In Machtinger v. HOJ Industries Ltd., 1992 CanLII 102 (SCC), the Supreme Court of Canada held that a termination clause that provides less than the applicable minimum notice period prescribed by the Employment Standards Act is unenforceable.
Despite Mr. Machtinger having been employed for more than five years, his employment contract provided that he could be terminated without any notice at all.
The applicable employment standards legislation in Ontario at the time, however, required that employees with between five and ten years of service must be provided with at least four weeks’ notice, or pay in lieu of notice, of dismissal. Further, the legislation stated that any agreement to contract for less than the minimum employment standards would be null and void:
[N]o employer, employee, employers’ organization or employees’ organization shall contract out of or waive an employment standard, and any such contracting out or waiver is null and void.
In 1985, Mr. Machtinger was dismissed and provided with four weeks of severance, more than what his contract required and equal to his minimum Employment Standards Act entitlement, but less than what he would be owed at common law.

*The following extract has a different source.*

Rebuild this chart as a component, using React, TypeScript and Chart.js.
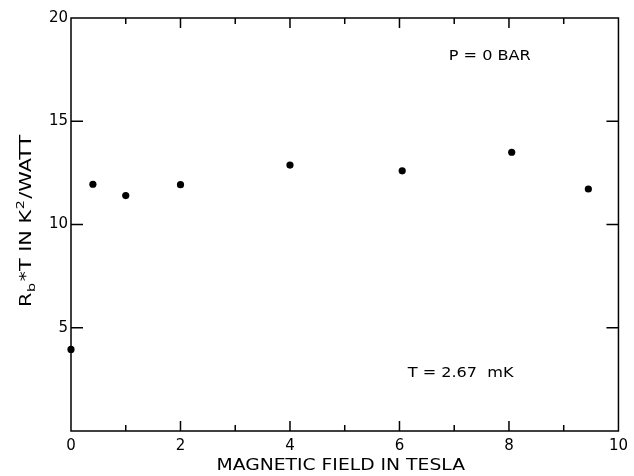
import { useEffect, useRef } from 'react';
import { Chart, registerables } from 'chart.js';

Chart.register(...registerables);

// ---- data ----
const fieldTesla = [0, 0.4, 1.0, 2.0, 4.0, 6.05, 8.05, 9.45];
const rbTimesT = [3.95, 11.95, 11.4, 11.93, 12.88, 12.6, 13.5, 11.72];
const xMajorTicks = [2, 4, 6, 8];
const xMinorTicks = [1, 3, 5, 7, 9];
const yMajorTicks = [5, 10, 15];
const xTitle = 'MAGNETIC FIELD IN TESLA';
const yTitleParts = [
  { t: 'R', k: 'n' },
  { t: 'b', k: 'sub' },
  { t: '*T IN K', k: 'n' },
  { t: '2', k: 'sup' },
  { t: '/WATT', k: 'n' },
];
const notes = [
  { text: 'P = 0 BAR', x: 6.9, y: 18.15 },
  { text: 'T = 2.67  mK', x: 6.15, y: 2.8 },
];

const FONT = '"DejaVu Sans", "Liberation Sans", sans-serif';

const framePlugin = {
  id: 'frameAndText',
  afterDraw(chart: any) {
    const { ctx, chartArea: a, scales } = chart;
    const xs = scales.x;
    const ys = scales.y;
    ctx.save();
    ctx.strokeStyle = '#000';
    ctx.lineWidth = 1.5;
    ctx.strokeRect(a.left, a.top, a.right - a.left, a.bottom - a.top);
    ctx.beginPath();
    const addX = (v: number, len: number) => {
      const px = xs.getPixelForValue(v);
      ctx.moveTo(px, a.bottom);
      ctx.lineTo(px, a.bottom - len);
      ctx.moveTo(px, a.top);
      ctx.lineTo(px, a.top + len);
    };
    xMajorTicks.forEach((v) => addX(v, 10));
    xMinorTicks.forEach((v) => addX(v, 6));
    yMajorTicks.forEach((v) => {
      const py = ys.getPixelForValue(v);
      ctx.moveTo(a.left, py);
      ctx.lineTo(a.left + 12, py);
      ctx.moveTo(a.right, py);
      ctx.lineTo(a.right - 12, py);
    });
    ctx.stroke();

    ctx.fillStyle = '#000';
    // annotations
    ctx.font = `14px ${FONT}`;
    ctx.textBaseline = 'middle';
    ctx.textAlign = 'left';
    notes.forEach((n) => {
      ctx.save();
      ctx.translate(xs.getPixelForValue(n.x), ys.getPixelForValue(n.y));
      ctx.scale(1.15, 1);
      ctx.fillText(n.text, 0, 0);
      ctx.restore();
    });

    // x title
    ctx.save();
    ctx.font = `15px ${FONT}`;
    ctx.textAlign = 'center';
    ctx.textBaseline = 'middle';
    ctx.translate((a.left + a.right) / 2 - 4, 466);
    ctx.scale(1.25, 1);
    ctx.fillText(xTitle, 0, 0);
    ctx.restore();

    // y title (rotated, with sub/superscript)
    ctx.save();
    ctx.translate(24.5, 307);
    ctx.rotate(-Math.PI / 2);
    ctx.scale(1.3, 1);
    ctx.textAlign = 'left';
    ctx.textBaseline = 'alphabetic';
    let cursor = 0;
    const base = 6;
    yTitleParts.forEach((p) => {
      if (p.k === 'n') {
        ctx.font = `16px ${FONT}`;
        ctx.fillText(p.t, cursor, base);
      } else if (p.k === 'sub') {
        ctx.font = `11px ${FONT}`;
        ctx.fillText(p.t, cursor + 0.5, base + 4);
      } else {
        ctx.font = `11px ${FONT}`;
        ctx.fillText(p.t, cursor + 0.5, base - 7);
      }
      cursor += ctx.measureText(p.t).width + (p.k === 'n' ? 0 : 1.5);
    });
    ctx.restore();
    ctx.restore();
  },
};

export default function App() {
  const ref = useRef<HTMLCanvasElement | null>(null);
  useEffect(() => {
    document.body.style.margin = '0';
    const chart = new Chart(ref.current as HTMLCanvasElement, {
      type: 'scatter',
      data: {
        datasets: [
          {
            data: fieldTesla.map((x, i) => ({ x, y: rbTimesT[i] })),
            backgroundColor: '#000',
            borderColor: '#000',
            borderWidth: 0,
            pointRadius: 3.6,
            clip: false as any,
          },
        ],
      },
      options: {
        animation: false,
        responsive: true,
        maintainAspectRatio: false,
        layout: { padding: { left: 0, right: 11, top: 18, bottom: 0 } },
        plugins: { legend: { display: false }, tooltip: { enabled: false } },
        scales: {
          x: {
            type: 'linear',
            min: 0,
            max: 10,
            ticks: {
              stepSize: 2,
              color: '#000',
              padding: 6,
              font: { family: FONT, size: 15 },
            },
            grid: { display: false, drawTicks: false },
            border: { display: false },
            afterFit: (s: any) => {
              s.height = 45;
            },
          },
          y: {
            type: 'linear',
            min: 0,
            max: 20,
            ticks: {
              stepSize: 5,
              color: '#000',
              padding: 3,
              font: { family: FONT, size: 15 },
              callback: (v: any) => (v === 0 ? '' : String(v)),
            },
            grid: { display: false, drawTicks: false },
            border: { display: false },
            afterFit: (s: any) => {
              s.width = 71;
            },
          },
        },
      },
      plugins: [framePlugin],
    });
    return () => chart.destroy();
  }, []);
  return (
    <div style={{ width: 634, height: 476, position: 'relative' }}>
      <canvas ref={ref} />
    </div>
  );
}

But for the Employment Standards Act, Mr. Machtinger would not have been entitled to any notice or severance at all. The presumption at common law that an employee is entitled to reasonable notice of dismissal can be rebutted by clear language in a contract specifying a shorter notice period. The termination clause in Mr. Machtinger’s employment contract clearly rebutted the presumption of reasonable notice. And the four weeks of severance that he received complied with the Employment Standards Act minimum requirements. Mr. Machtinger would only be entitled to a further amount if he could be owed reasonable notice.
If an employment contract sets out a notice period that is shorter than the minimum period set out in the applicable employment standards legislation, is the employee entitled to reasonable notice or only the minimum notice required under the legislation?
A termination clause that provides less than an employee’s statutory minimum entitlement is rendered null and void.
Because Mr. Machtinger’s contract would provide him with less than the minimum notice period specified in the Employment Standards Act, his termination clause was automatically rendered “null and void” for all purposes. As a result, the Court held that the termination clause was of no effect in determining the appropriate notice period, and the presumption of reasonable notice was not rebutted:
[I]f an employment contract fails to comply with the minimum statutory notice provisions of the Act, then the presumption of reasonable notice will not have been rebutted.
Note: Although Machtinger was decided with reference to Ontario’s former Employment Standards Act, the decision applies equally to employees covered by section 63 of British Columbia’s Employment Standards Act (although the exact length of the minimum notice periods differ). This is because section 4 of BC’s Act similarly states that attempts to contract out of the Employment Standards Act are not permitted:
The requirements of this Act and the regulations are minimum requirements and an agreement to waive any of those requirements, not being an agreement referred to in section 3 (2), has no effect.